General Electric Not Giving Up On Shareholders As Alstom Deal Comes Within Reach

| About: General Electric (GE)


The French government has laid out three specific stipulations for GE if it acquires Alstom, a clear signal that the French are softening to the bid.

Rival Siemens has not yet announced an official takeover offer, leaving GE as the sole bidder.

GE has recovered well from past failed acquisitions, and given already strong growth indicators, we recommend investors take a piece of GE with or without Alstom.

The French government has assumed a role similar to an investment banker in General Electric's (NYSE:GE) bid for Alstom, one of the top companies in France.
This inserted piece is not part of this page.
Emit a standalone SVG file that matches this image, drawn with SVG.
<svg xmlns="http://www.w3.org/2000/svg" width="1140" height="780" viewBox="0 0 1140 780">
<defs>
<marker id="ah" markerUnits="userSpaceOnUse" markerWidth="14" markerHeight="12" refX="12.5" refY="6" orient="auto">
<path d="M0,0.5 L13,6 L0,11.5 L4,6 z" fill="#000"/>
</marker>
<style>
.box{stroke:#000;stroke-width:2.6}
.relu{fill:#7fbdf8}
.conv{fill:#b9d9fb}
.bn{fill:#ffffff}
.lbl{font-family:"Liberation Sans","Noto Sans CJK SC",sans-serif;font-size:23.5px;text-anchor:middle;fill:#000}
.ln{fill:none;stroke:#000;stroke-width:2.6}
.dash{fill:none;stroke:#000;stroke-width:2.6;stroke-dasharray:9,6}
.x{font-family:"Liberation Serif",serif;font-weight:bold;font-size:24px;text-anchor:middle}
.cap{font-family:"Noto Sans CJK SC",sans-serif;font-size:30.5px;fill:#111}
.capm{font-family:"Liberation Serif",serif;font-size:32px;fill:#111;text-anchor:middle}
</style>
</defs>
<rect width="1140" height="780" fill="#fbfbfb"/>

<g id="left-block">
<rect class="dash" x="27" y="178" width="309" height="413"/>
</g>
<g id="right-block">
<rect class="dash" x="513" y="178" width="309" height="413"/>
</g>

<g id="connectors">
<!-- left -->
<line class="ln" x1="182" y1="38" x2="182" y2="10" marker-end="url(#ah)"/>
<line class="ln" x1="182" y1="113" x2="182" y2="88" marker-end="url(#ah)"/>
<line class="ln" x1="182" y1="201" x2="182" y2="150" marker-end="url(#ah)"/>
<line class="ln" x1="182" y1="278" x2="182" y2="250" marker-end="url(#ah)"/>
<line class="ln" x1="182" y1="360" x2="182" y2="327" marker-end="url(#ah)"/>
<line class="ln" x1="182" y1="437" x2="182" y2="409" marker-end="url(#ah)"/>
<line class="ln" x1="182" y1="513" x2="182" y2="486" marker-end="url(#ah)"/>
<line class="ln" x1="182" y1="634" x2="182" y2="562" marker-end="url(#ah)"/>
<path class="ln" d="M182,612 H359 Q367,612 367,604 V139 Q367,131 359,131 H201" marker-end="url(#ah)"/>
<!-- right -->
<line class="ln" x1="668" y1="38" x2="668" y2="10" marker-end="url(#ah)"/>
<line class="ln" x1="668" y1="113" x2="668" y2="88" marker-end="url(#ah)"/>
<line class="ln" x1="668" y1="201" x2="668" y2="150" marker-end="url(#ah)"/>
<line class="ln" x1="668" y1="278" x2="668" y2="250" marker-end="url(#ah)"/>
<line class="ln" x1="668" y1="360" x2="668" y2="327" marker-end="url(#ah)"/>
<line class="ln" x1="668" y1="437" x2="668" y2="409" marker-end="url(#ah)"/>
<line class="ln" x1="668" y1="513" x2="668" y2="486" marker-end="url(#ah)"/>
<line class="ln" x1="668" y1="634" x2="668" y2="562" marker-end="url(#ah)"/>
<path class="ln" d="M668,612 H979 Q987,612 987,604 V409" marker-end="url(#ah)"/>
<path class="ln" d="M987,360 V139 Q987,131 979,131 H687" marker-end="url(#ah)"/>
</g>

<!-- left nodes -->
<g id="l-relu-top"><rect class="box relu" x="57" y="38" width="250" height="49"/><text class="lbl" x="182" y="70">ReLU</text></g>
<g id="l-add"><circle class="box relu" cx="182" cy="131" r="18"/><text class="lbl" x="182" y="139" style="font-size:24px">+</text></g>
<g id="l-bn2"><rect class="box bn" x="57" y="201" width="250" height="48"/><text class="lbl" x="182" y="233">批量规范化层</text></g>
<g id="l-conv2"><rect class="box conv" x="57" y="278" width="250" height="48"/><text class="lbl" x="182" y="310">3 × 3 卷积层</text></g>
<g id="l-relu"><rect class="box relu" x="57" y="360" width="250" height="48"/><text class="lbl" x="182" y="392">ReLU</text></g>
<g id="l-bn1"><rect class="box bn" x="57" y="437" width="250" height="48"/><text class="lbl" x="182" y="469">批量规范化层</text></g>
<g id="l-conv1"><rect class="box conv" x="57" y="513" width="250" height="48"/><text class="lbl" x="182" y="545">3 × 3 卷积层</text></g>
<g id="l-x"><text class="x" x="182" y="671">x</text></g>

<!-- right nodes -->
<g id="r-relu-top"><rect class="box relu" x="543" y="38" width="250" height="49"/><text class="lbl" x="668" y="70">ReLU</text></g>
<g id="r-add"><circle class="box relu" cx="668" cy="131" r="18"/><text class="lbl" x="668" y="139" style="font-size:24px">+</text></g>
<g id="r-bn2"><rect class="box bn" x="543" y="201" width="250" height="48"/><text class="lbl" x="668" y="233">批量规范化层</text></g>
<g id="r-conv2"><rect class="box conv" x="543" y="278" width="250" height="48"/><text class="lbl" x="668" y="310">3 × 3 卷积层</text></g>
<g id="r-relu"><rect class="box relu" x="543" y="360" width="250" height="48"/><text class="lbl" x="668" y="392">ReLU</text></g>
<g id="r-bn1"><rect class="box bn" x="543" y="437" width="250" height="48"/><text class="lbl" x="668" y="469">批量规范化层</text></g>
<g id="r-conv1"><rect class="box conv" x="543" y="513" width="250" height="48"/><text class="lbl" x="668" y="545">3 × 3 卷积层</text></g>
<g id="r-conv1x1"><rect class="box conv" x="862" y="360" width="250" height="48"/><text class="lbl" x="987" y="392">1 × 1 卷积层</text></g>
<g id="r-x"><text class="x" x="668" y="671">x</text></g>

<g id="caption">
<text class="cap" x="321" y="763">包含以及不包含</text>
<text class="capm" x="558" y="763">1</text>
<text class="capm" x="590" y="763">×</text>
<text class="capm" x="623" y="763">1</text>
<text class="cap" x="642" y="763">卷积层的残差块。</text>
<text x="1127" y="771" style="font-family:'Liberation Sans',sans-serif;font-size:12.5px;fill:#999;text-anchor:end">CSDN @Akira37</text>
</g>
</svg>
The government is looking deeply into the $17 billion takeover offer, expressing concern that the acquisition might affect jobs at home or meddle with the economy.

French Government Rolls Out Strict Terms of Agreement

French President François Hollande and his minister of the economy, Arnaud Montebourg, have said that they remain open to GE, which has already made a very generous bid while Siemens (OTCPK:SIEGY) has not yet formulated one, but they have a number of stipulations that they want General Electric to meet first.

The top three conditions for the deal the French government wants GE to agree to are the following:

· First, the headquarters should remain in France, which would allow the government to step in if there were job cuts or the work was outsourced to other countries.

· Second, the train manufacturing operations remain independent and the government suggested a swap where Alstom acquires GE's locomotive business.

· Third, the nuclear power business and industrial turbine business remain, at least partially, under French control.

Although the board at Alstom has already approved a $13.5 billion for the transmission and power generation business, the French government has asked Siemens to prepare a counter-offer.

French Economy Minister Wary of GE's Bid

Arnaud Montebourg has been critical of GE's bid and has the power to block the bid under a French law that allows the government to deny a foreign company acquiring a strategically important French company. While he has not vetoed the deal, he has openly referred to the deal as a threat to national sovereignty and a threat to the French economy.

Besides his expressed concern that GE's acquisition will affect the power company's famous nuclear reactor technology - because it might be moved out of the country - he is also wary that Alstom will have a smaller locomotive business. Currently, Alstom is renowned for its highly sophisticated, cutting-edge technology related to its nuclear reactor business and its French TGV bullet train.

However, in an effort to improve the terms of the agreement for Alstom, he has wooed Siemens to show an interest in acquiring the power engineering divisions of Alstom. Currently, Siemens has not formulated an offer, but the German engineering company said that it was considering making one by the first week of June.

GE Provides Assurances

In the latest rounds of talks, GE has assured the French government that GE has no intentions of adversely affecting French jobs or draining away its nuclear-equipment technology. Both jobs and sensitive technology would remain in France.

Clara Gaymard, a GE executive in France, deflected criticism leveled by the French government over the acquisition. The government had said that it was "unacceptable" that GE wanted to acquire Alstom's power equipment, since this represented most of the company's revenue and was also strategic to the growth of the French economy.

She offered two assurances over the proposed acquisition: one, the nuclear business would remain in France; and, two, the intellectual property rights to the sensitive equipment would remain with France.

Constructive Discussion

Speaking on behalf of GE, Ms Gaymard has said that the discussion between GE and the French government remains constructive. She said that GE was looking into an asset swap that would support Alstom's train business, in particular its rail track signaling division. GE has also allowed the French government more time to discuss the deal with rival Siemens by extending the deadline until June 23.

Outlook for GE Investors

With or without Alstom, GE looks very strong heading into the second half of 2014. We continue to rate General electric a buy for growth investors.

The company's international presence is still very solid and growing, particularly in emerging markets.

As GE continues to focus on its core industrial business, spinning off less profitable and harder-to-manage divisions, such as GE Capital, it is able to align with the recovering economy.


GE has shown very solid and consistent growth since 2009, beating earnings estimates in mid-April. GE has a solid history of beating earnings estimates for nearly five consistent quarters.

While the Alstom deal would certainly boost and diversify GE's portfolio for shareholders, solidifying a dominant position in a recovering Europe, GE won't likely falter if the acquisitions falls through.

GE recovered well from a failed merger with Honeywell in 2001; there's no reason GE won't move forward in this case as well.

Given France's softening stance, and GE's persistence, however, it appears as though a boost for the industrial giant is on the horizon.